If these operations seem prosaic in a programming language that is already expected to have binary representations at its foundation, note that there are subtleties in implementing finite field arithmetic in C-like languages:

/* Multiply two numbers in the GF(2^8) finite field defined 
 * by the polynomial x^8 + x^4 + x^3 + x + 1 = 0
 * using the Russian Peasant Multiplication algorithm
 * (the other way being to do carry-less multiplication followed by a modular reduction)
 */
uint8_t gmul(uint8_t a, uint8_t b) {
    uint8_t p = 0; /* the product of the multiplication */
    while (b) {
        if (b & 1) /* if b is odd, then add the corresponding a to p (final product = sum of all a's corresponding to odd b's) */
            p ^= a; /* since we're in GF(2^m), addition is an XOR */

        if (a & 0x80) /* GF modulo: if a >= 128, then it will overflow when shifted left, so reduce */
            a = (a << 1) ^ 0x11b; /* XOR with the primitive polynomial x^8 + x^4 + x^3 + x + 1 (0b1_0001_1011) – you can change it but it must be irreducible */
        else
            a <<= 1; /* equivalent to a*2 */
        b >>= 1; /* equivalent to b // 2 */
    }
    return p;
}

Why bother?

A Rust type with trait implementations accomplishing the above would collapse all of that down to Mul for b8, which seems to me to be a great feature about Rust. Being able to refer to characteristics of a b8 number using a more formal and standard interface than bitmasks and shifts would also seem to be a useful thing Rust could offer here.

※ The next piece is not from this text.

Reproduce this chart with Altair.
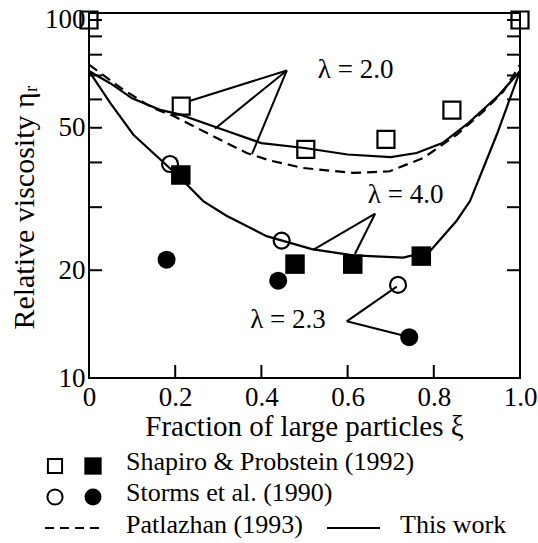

What are the reasons why no such types are present anywhere in the core or crates?

Answer 1

In good faith, and perhaps so we can all agree nobody here is crazy (?), I implemented a crate that is an attempt at capturing the semantics of finite fields in Rust independent of the underlying expectations of the language or hardware. I have to warn you that it is neither rigorously tested nor efficiently implemented, but it compiles and so does its examples.

It offers the following semantics:

• If you can think of a finite field as either a set of coefficients of a restricted polynomial, or as a vector of p-adic numbers, you can define a type that will store the coefficients as a vector that quacks like a number. For example, a field of two-digit binary numbers can be generated with the following macro:

  #![allow(non_camel_case_types)]
  #[macro_use] extern crate finite_fields;
  
  binary_type! { b2, 2 }
  

  That macro expands into the implementation of a newtype struct carrying an array:

  /// A binary number ($fieldwidth digits).
  #[derive(Clone, Copy, PartialEq)]
  pub struct $tyname([b1; $fieldwidth]);
  
  impl $tyname {
    pub fn new(vals: [b1; $fieldwidth]) -> $tyname {
      $tyname(vals)
    }
  } // ...
  

• The types defined admit the usual arithmetic operations with overflow errors on saturation and divide by zero errors. Specifically, I implemented Ordering, Add, Sub, Mul, Div, BitXor, Index, and IndexMut on "unit" n-ary types in macros, and then used those as the digits of larger macro-generated n-ary numbers.

  /// Arithmetic addition with overflow error.
  impl Add for $tyname {
    type Output = Result<$tyname, OverflowError>;
    fn add(self, other: $tyname) -> Result<$tyname, OverflowError> {
      let sum = self.0 + other.0;
      if sum > $arity - 1 {
        Err(OverflowError::Default { arg1: self.to_string(),
                                     arg2: other.to_string() })
      } else {
        Ok($tyname(sum as $storsize))
      }
    }
  }
  

• Finite fields of any arity can be defined, but the storage type has to be specified by the user to meet with the standard types used by Rust:

  /// Creates a ternary type named `t2`, with a unit type named `t1`, storing each
  /// digit in a `u8`, with two digits.
  nary_type! { t2, t1, 3, u8, 2 }
  

  This was the locus of my confusion. The answer as shown by this crate's implementation is that yes, you can raise arbitrary finite field semantics to the level of "natural" (i.e., base-10, base-2, base-8, and base-16) numeric fields embedded into the language and hardware (i.e., you can pretend they're regular numeric types and get the Rustic checks you expect, if you believe newtypes are types), but you still need to pay the piper in the form of storage overhead (and probably incurable calculation inefficiency). I don't think I'm alone in being caught up short by that ontological fault line between discrete math and applied CS, but I'm not sure it matters any more.

• At any rate, you can do totally goofy things with the same basic macros, like work in base-7:

  /// Creates a septary type named `s3`, with a unit type named `s1`, each digit
  /// stored in a `u8`, with three digits.
  nary_type! { s3, s1, 7, u8, 3 }
  

Hooray. Let's all get drunk and forget the whole thing happened.